Perhaps most profoundly, Kuang invites writers to wonder: what kind of person will I choose to become at every step along my writing journey? And what stories will I tell myself about how and why I made those choices?
While there are villains aplenty in Yellowface, more than one of them has a legitimate grievance. The Hunger Games element of the literary world gives some of the villains a kernel of virtue around which to re-frame their villainy. The verdict? This is a delicious literary thriller with teeth.
Takes and recs: history of science
Human-animal hybrids, anyone?
Historians of eighteenth-century Europe have traditionally called this century the Age of Enlightenment. But as historian William Max Nelson IV shows in Enlightenment Biopolitics: A History of Race, Eugenics, and the Making of Citizens, French Enlightenment thought on rights, liberty, and equality emerged out of an underbelly of biopolitical assumptions that also gave rise to eugenicist ideas. I reviewed Enlightenment Biopolitics for Science, the journal of the American Association for the Advancement of Science (AAAS).
Nelson carefully analyzes a wheelbarrow’s worth of unsettling eighteenth-century theories. The most jaw-dropping proposal was one from Abbé Emmanuel-Joseph Sieyès. In the second half of the eighteenth century, the philosophe mused on the need to ease tensions between educated, politically active French citizens and their working-class compatriots engaged in manual labour, who lacked the education and opportunities to participate actively in the political sphere.

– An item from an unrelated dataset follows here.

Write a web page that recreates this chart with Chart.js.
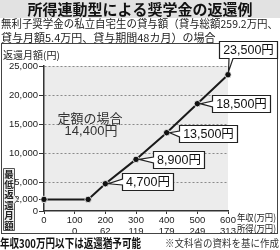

Sieyès suggested that humans be cross-bred with various apes and monkeys in order to create species of “anthropomorphic monkeys” to enslave, species with “fewer needs” whose members would “be less apt to excite human compassion.”
There’s a timely warning here. As I say in my review, “in a new age of proposals promising to reconfigure people by blending them with machines, scientists, policy-makers, and the public would do well to consider what lessons and warnings the intertwined histories of biopolitics and eugenics have to offer.”